N,    N,    N,                    S,    N,    N,                    S,                    S

Whenever there is a task which involves a task which falls under Shuffle dependency, then a new Stage will start. From above list of tasks, there will be 4 different stages created on that Spark Job.
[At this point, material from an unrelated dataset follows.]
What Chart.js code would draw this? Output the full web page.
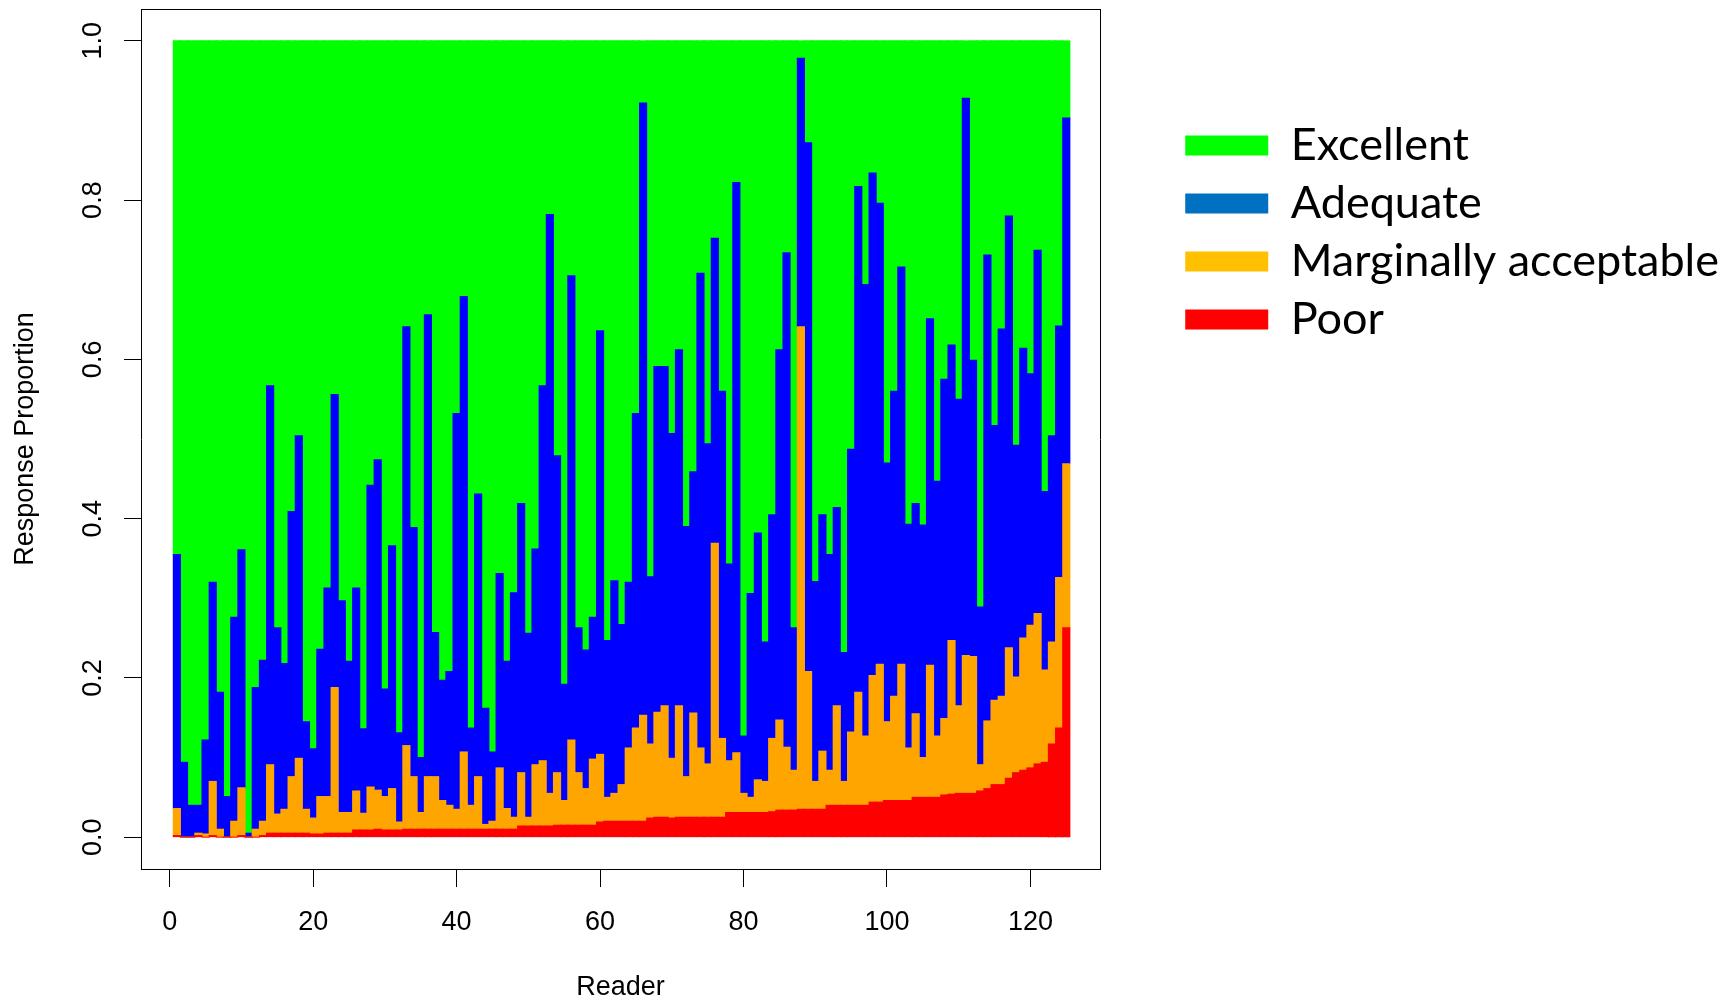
<!DOCTYPE html>
<html>
<head>
<meta charset="utf-8">
<script src="https://cdn.jsdelivr.net/npm/chart.js@4.4.1/dist/chart.umd.min.js"></script>
<style>
html,body{margin:0;padding:0;background:#ffffff;}
#wrap{width:1729px;height:1000px;position:relative;}
</style>
</head>
<body>
<div id="wrap"><canvas id="c" width="1729" height="1000"></canvas></div>
<script>
// ---- data ----
const readers = [1,2,3,4,5,6,7,8,9,10,11,12,13,14,15,16,17,18,19,20,21,22,23,24,25,26,27,28,29,30,31,32,33,34,35,36,37,38,39,40,41,42,43,44,45,46,47,48,49,50,51,52,53,54,55,56,57,58,59,60,61,62,63,64,65,66,67,68,69,70,71,72,73,74,75,76,77,78,79,80,81,82,83,84,85,86,87,88,89,90,91,92,93,94,95,96,97,98,99,100,101,102,103,104,105,106,107,108,109,110,111,112,113,114,115,116,117,118,119,120,121,122,123,124,125];

const poor = [
  0.002,0,0,0.002,0,0.002,0,0,0,0.002,
  0,0,0.002,0.005,0.005,0.005,0.005,0.005,0.005,0.004,
  0.004,0.005,0.005,0.005,0.005,0.009,0.009,0.009,0.010,0.009,
  0.009,0.009,0.010,0.010,0.010,0.010,0.010,0.010,0.010,0.010,
  0.010,0.010,0.010,0.010,0.010,0.010,0.010,0.010,0.014,0.014,
  0.014,0.014,0.014,0.015,0.015,0.015,0.015,0.015,0.015,0.019,
  0.020,0.020,0.020,0.020,0.020,0.020,0.024,0.025,0.025,0.024,
  0.025,0.025,0.025,0.025,0.025,0.025,0.025,0.031,0.031,0.031,
  0.031,0.031,0.031,0.032,0.034,0.034,0.034,0.035,0.035,0.035,
  0.035,0.040,0.040,0.040,0.040,0.040,0.040,0.044,0.044,0.046,
  0.046,0.046,0.046,0.050,0.050,0.050,0.050,0.053,0.054,0.055,
  0.055,0.055,0.058,0.061,0.066,0.066,0.074,0.081,0.084,0.087,
  0.092,0.094,0.117,0.137,0.263
];

const marginal = [
  0.034,0,0,0.003,0.004,0.068,0.010,0,0.020,0.060,
  0,0.010,0.018,0.086,0.024,0.030,0.071,0.094,0.030,0.020,
  0.047,0.046,0.183,0.026,0.026,0.049,0.021,0.054,0.049,0.042,
  0.052,0.010,0.105,0.066,0.021,0.066,0.066,0.036,0.030,0.025,
  0.097,0.030,0.066,0.006,0.010,0.077,0.026,0.015,0.067,0.011,
  0.077,0.082,0.041,0.066,0.031,0.107,0.066,0.046,0.083,0.085,
  0.030,0.035,0.046,0.092,0.117,0.133,0.093,0.132,0.140,0.075,
  0.140,0.051,0.131,0.087,0.067,0.344,0.099,0.065,0.075,0.024,
  0.019,0.041,0.039,0.092,0.113,0.079,0.050,0.606,0.173,0.035,
  0.073,0.044,0.125,0.030,0.092,0.142,0.087,0.159,0.173,0.099,
  0.131,0.171,0.066,0.105,0.050,0.166,0.077,0.096,0.193,0.110,
  0.173,0.172,0.033,0.085,0.106,0.111,0.164,0.120,0.166,0.179,
  0.189,0.116,0.128,0.189,0.206
];

const adequate = [
  0.319,0.094,0.040,0.035,0.118,0.250,0.172,0.051,0.256,0.299,
  0.005,0.178,0.202,0.476,0.234,0.183,0.333,0.405,0.110,0.087,
  0.185,0.262,0.368,0.266,0.190,0.255,0.106,0.379,0.415,0.135,
  0.305,0.112,0.526,0.313,0.069,0.580,0.181,0.151,0.168,0.497,
  0.572,0.097,0.355,0.146,0.087,0.244,0.185,0.282,0.338,0.231,
  0.271,0.471,0.727,0.398,0.146,0.583,0.182,0.174,0.178,0.532,
  0.197,0.267,0.201,0.208,0.395,0.769,0.210,0.434,0.426,0.408,
  0.447,0.314,0.303,0.596,0.402,0.383,0.436,0.247,0.716,0.072,
  0.256,0.310,0.175,0.281,0.465,0.621,0.179,0.337,0.664,0.251,
  0.297,0.271,0.249,0.162,0.355,0.635,0.567,0.631,0.579,0.325,
  0.383,0.499,0.281,0.264,0.292,0.435,0.320,0.426,0.371,0.385,
  0.700,0.372,0.198,0.585,0.345,0.461,0.542,0.291,0.364,0.316,
  0.456,0.224,0.259,0.316,0.434
];

const excellent = [
  0.645,0.906,0.960,0.960,0.878,0.680,0.818,0.949,0.724,0.639,
  0.995,0.812,0.778,0.433,0.737,0.782,0.591,0.496,0.855,0.889,
  0.764,0.687,0.444,0.703,0.779,0.687,0.864,0.558,0.526,0.814,
  0.634,0.869,0.359,0.611,0.900,0.344,0.743,0.803,0.792,0.468,
  0.321,0.863,0.569,0.838,0.893,0.669,0.779,0.693,0.581,0.744,
  0.638,0.433,0.218,0.521,0.808,0.295,0.737,0.765,0.724,0.364,
  0.753,0.678,0.733,0.680,0.468,0.078,0.673,0.409,0.409,0.493,
  0.388,0.610,0.541,0.292,0.506,0.248,0.440,0.657,0.178,0.873,
  0.694,0.618,0.755,0.595,0.388,0.266,0.737,0.022,0.128,0.679,
  0.595,0.645,0.586,0.768,0.513,0.183,0.306,0.166,0.204,0.530,
  0.440,0.284,0.607,0.581,0.608,0.349,0.553,0.425,0.382,0.450,
  0.072,0.401,0.711,0.269,0.483,0.362,0.220,0.508,0.386,0.418,
  0.263,0.566,0.496,0.358,0.097
];

const seriesNames = ['Poor', 'Marginally acceptable', 'Adequate', 'Excellent'];
const barColors = ['#FF0000', '#FFA500', '#0000FF', '#00FF00'];
const legendNames = ['Excellent', 'Adequate', 'Marginally acceptable', 'Poor'];
const legendColors = ['#00FF00', '#0070C0', '#FFC000', '#FF0000'];
const xTickValues = [0, 20, 40, 60, 80, 100, 120];
const xTickLabels = ['0', '20', '40', '60', '80', '100', '120'];
const yTickValues = [0, 0.2, 0.4, 0.6, 0.8, 1.0];
const yTickLabels = ['0.0', '0.2', '0.4', '0.6', '0.8', '1.0'];
const xTitle = 'Reader';
const yTitle = 'Response Proportion';

// ---- layout constants ----
const PLOT_LEFT = 141, PLOT_RIGHT = 1100, PLOT_TOP = 9, PLOT_BOTTOM = 869;
const AXIS_FONT = { family: 'Liberation Sans', size: 27 };
const LEGEND_FONT = { family: 'Lato', size: 45 };

Chart.defaults.font.family = 'Liberation Sans';
Chart.defaults.color = '#000000';

function lookup(values, labels, v) {
  const i = values.findIndex(t => Math.abs(t - v) < 1e-6);
  return i >= 0 ? labels[i] : '';
}
function noPad(s) {
  s.paddingTop = 0; s.paddingBottom = 0; s.paddingLeft = 0; s.paddingRight = 0;
}

const seriesData = [poor, marginal, adequate, excellent];
const datasets = seriesNames.map((name, i) => ({
  label: name,
  data: seriesData[i],
  backgroundColor: barColors[i],
  borderWidth: 0,
  barPercentage: 1.0,
  categoryPercentage: 1.0,
  inflateAmount: 0.5,
  xAxisID: 'x',
  yAxisID: 'y'
}));

new Chart(document.getElementById('c'), {
  type: 'bar',
  data: { labels: readers, datasets: datasets },
  options: {
    responsive: false,
    devicePixelRatio: 1,
    animation: false,
    events: [],
    layout: { padding: 0 },
    scales: {
      x: {
        type: 'linear',
        position: 'bottom',
        stacked: true,
        min: -4,
        max: 129.7,
        offset: false,
        afterFit: (s) => { s.height = 1000 - PLOT_BOTTOM; noPad(s); },
        ticks: {
          stepSize: 20,
          includeBounds: false,
          autoSkip: false,
          maxRotation: 0,
          minRotation: 0,
          padding: 19,
          font: AXIS_FONT,
          color: '#000000',
          callback: (v) => lookup(xTickValues, xTickLabels, v)
        },
        grid: { display: true, drawOnChartArea: false, drawTicks: true, tickLength: 18, tickColor: '#000000', tickWidth: 1, offset: false },
        border: { display: true, color: '#000000', width: 1 },
        title: { display: true, text: xTitle, font: { family: 'Liberation Sans', size: 27, lineHeight: 0.9 }, color: '#000000', padding: { top: 0, bottom: 0 } }
      },
      xTop: {
        type: 'linear',
        position: 'top',
        display: true,
        afterFit: (s) => { s.height = PLOT_TOP; noPad(s); },
        ticks: { display: false },
        grid: { display: false, drawTicks: false },
        border: { display: true, color: '#000000', width: 1 }
      },
      y: {
        type: 'linear',
        position: 'left',
        stacked: true,
        min: -0.04,
        max: 1.04,
        afterFit: (s) => { s.width = PLOT_LEFT; noPad(s); },
        ticks: {
          stepSize: 0.2,
          includeBounds: false,
          autoSkip: false,
          minRotation: 90,
          maxRotation: 90,
          crossAlign: 'center',
          padding: 12,
          font: AXIS_FONT,
          color: '#000000',
          callback: (v) => lookup(yTickValues, yTickLabels, v)
        },
        grid: { display: true, drawOnChartArea: false, drawTicks: true, tickLength: 17, tickColor: '#000000', tickWidth: 1 },
        border: { display: true, color: '#000000', width: 1 },
        title: { display: true, text: yTitle, font: { family: 'Liberation Sans', size: 27, lineHeight: 1.0 }, color: '#000000', padding: { top: 12, bottom: 0 } }
      },
      yRight: {
        type: 'linear',
        position: 'right',
        display: true,
        afterFit: (s) => {
          const lg = s.chart.legend;
          const lw = lg ? lg.width : 0;
          s.width = Math.max(0, s.chart.width - lw - PLOT_RIGHT);
          noPad(s);
        },
        ticks: { display: false },
        grid: { display: false, drawTicks: false },
        border: { display: true, color: '#000000', width: 1 }
      }
    },
    plugins: {
      tooltip: { enabled: false },
      title: { display: false },
      legend: {
        display: true,
        position: 'right',
        align: 'start',
        maxWidth: 800,
        title: { display: true, text: '', font: { size: 10, lineHeight: 1 }, padding: 50 },
        labels: {
          boxWidth: 83,
          boxHeight: 20,
          padding: 13,
          color: '#000000',
          font: LEGEND_FONT,
          generateLabels: () => legendNames.map((name, i) => ({
            text: name,
            fillStyle: legendColors[i],
            strokeStyle: legendColors[i],
            lineWidth: 0,
            hidden: false,
            fontColor: '#000000',
            datasetIndex: seriesNames.indexOf(name)
          }))
        }
      }
    }
  }
});
</script>
</body>
</html>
Please see below Spark Job :

// Created a RDD, r1
scala> val r1 = sc.parallelize(1 to 6, 2)
r1: org.apache.spark.rdd.RDD[Int] = ParallelCollectionRDD[23] at parallelize at <console>:23

// From above RDD r1, we created 2 other RDD's r11, r12
scala> val r11 = r1.filter(x => x % 2 == 0)
r11: org.apache.spark.rdd.RDD[Int] = MapPartitionsRDD[24] at filter at <console>:23

scala> val r12 = r1.filter(x => x % 2 == 1)
r12: org.apache.spark.rdd.RDD[Int] = MapPartitionsRDD[25] at filter at <console>:23

// Again, created 2 more RDD's from each of r11, r12
scala> val r111 = r11.map(x => x + 1)
r111: org.apache.spark.rdd.RDD[Int] = MapPartitionsRDD[26] at map at <console>:23

scala> val r121 = r12.map(x => x + 1)
r121: org.apache.spark.rdd.RDD[Int] = MapPartitionsRDD[27] at map at <console>:23

// Now using union() and combining 2 RDD's r111, r121
scala> val r2 = r111.union(r121)
r2: org.apache.spark.rdd.RDD[Int] = UnionRDD[28] at union at <console>:24

// Now we are using sort() which comes under Shuffle Dependency, hence new stage will start here
// Understand that in sort() operation elements are interdependent on each other, hence costly
scala> val r3 = r2.sortBy(x => x)
r3: org.apache.spark.rdd.RDD[Int] = MapPartitionsRDD[33] at sortBy at <console>:23

// Using map() which is a Narrow dependency
scala> val r31 = r3.map(x => x + 1)
r31: org.apache.spark.rdd.RDD[Int] = MapPartitionsRDD[34] at map at <console>:23

// Using filter() which is also a Narrow dependency
scala> val r311 = r31.filter(x => x % 2 == 1)
r311: org.apache.spark.rdd.RDD[Int] = MapPartitionsRDD[35] at filter at <console>:23

// Here, groupBy() comes under Shuffle dependency as elements are interdependent
// Hence a new stage will be created
scala> val r4 = r311.groupBy(x => x % 2 == 0)
r4: org.apache.spark.rdd.RDD[(Boolean, Iterable[Int])] = ShuffledRDD[37] at groupBy at <console>:23

// Finally printing RDD r4
scala> r4.collect()
res4: Array[(Boolean, Iterable[Int])] = Array((false,CompactBuffer(3, 5, 7)))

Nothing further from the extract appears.